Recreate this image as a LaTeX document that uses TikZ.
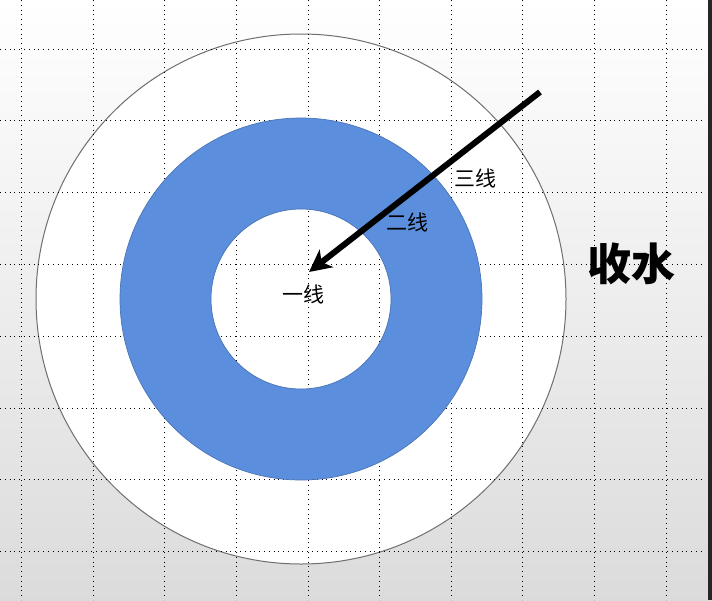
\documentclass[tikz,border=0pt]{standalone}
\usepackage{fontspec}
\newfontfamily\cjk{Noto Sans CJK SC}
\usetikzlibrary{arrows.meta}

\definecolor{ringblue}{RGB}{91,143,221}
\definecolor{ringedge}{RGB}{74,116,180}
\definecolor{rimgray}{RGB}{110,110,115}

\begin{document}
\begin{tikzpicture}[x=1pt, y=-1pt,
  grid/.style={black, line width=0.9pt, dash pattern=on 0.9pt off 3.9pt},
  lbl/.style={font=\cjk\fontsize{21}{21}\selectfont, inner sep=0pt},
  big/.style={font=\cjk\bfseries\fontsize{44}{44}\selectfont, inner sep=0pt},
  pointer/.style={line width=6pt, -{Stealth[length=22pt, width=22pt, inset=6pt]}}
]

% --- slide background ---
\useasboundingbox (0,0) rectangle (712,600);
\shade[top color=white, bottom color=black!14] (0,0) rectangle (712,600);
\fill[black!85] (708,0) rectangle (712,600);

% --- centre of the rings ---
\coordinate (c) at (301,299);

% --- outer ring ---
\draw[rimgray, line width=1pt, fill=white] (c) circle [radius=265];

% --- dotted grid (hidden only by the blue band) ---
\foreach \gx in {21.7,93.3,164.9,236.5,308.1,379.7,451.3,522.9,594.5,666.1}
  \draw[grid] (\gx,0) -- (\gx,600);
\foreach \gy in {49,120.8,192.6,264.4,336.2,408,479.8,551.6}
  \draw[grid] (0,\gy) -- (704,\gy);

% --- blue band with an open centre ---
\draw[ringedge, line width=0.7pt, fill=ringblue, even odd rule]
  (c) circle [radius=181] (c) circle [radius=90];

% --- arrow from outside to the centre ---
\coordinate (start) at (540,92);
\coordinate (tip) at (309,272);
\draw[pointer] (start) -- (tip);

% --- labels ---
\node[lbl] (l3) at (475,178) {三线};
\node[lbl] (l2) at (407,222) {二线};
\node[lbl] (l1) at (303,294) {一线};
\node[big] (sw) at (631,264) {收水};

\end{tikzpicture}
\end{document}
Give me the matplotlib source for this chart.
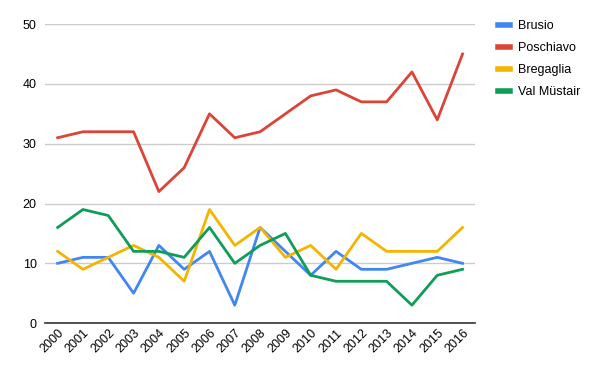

******************************

### What the task asks:
Strip out the pictures and quote the remaining data word for word.

### Output for this task:
Recreate this image as a LaTeX document that uses TikZ.
\documentclass[tikz,border=0pt]{standalone}
\usepackage{fontspec}
\newfontfamily\cjk{Noto Sans CJK SC}
\usetikzlibrary{arrows.meta}

\definecolor{ringblue}{RGB}{91,143,221}
\definecolor{ringedge}{RGB}{74,116,180}
\definecolor{rimgray}{RGB}{110,110,115}

\begin{document}
\begin{tikzpicture}[x=1pt, y=-1pt,
  grid/.style={black, line width=0.9pt, dash pattern=on 0.9pt off 3.9pt},
  lbl/.style={font=\cjk\fontsize{21}{21}\selectfont, inner sep=0pt},
  big/.style={font=\cjk\bfseries\fontsize{44}{44}\selectfont, inner sep=0pt},
  pointer/.style={line width=6pt, -{Stealth[length=22pt, width=22pt, inset=6pt]}}
]

% --- slide background ---
\useasboundingbox (0,0) rectangle (712,600);
\shade[top color=white, bottom color=black!14] (0,0) rectangle (712,600);
\fill[black!85] (708,0) rectangle (712,600);

% --- centre of the rings ---
\coordinate (c) at (301,299);

% --- outer ring ---
\draw[rimgray, line width=1pt, fill=white] (c) circle [radius=265];

% --- dotted grid (hidden only by the blue band) ---
\foreach \gx in {21.7,93.3,164.9,236.5,308.1,379.7,451.3,522.9,594.5,666.1}
  \draw[grid] (\gx,0) -- (\gx,600);
\foreach \gy in {49,120.8,192.6,264.4,336.2,408,479.8,551.6}
  \draw[grid] (0,\gy) -- (704,\gy);

% --- blue band with an open centre ---
\draw[ringedge, line width=0.7pt, fill=ringblue, even odd rule]
  (c) circle [radius=181] (c) circle [radius=90];

% --- arrow from outside to the centre ---
\coordinate (start) at (540,92);
\coordinate (tip) at (309,272);
\draw[pointer] (start) -- (tip);

% --- labels ---
\node[lbl] (l3) at (475,178) {三线};
\node[lbl] (l2) at (407,222) {二线};
\node[lbl] (l1) at (303,294) {一线};
\node[big] (sw) at (631,264) {收水};

\end{tikzpicture}
\end{document}
Give me the matplotlib source for this chart.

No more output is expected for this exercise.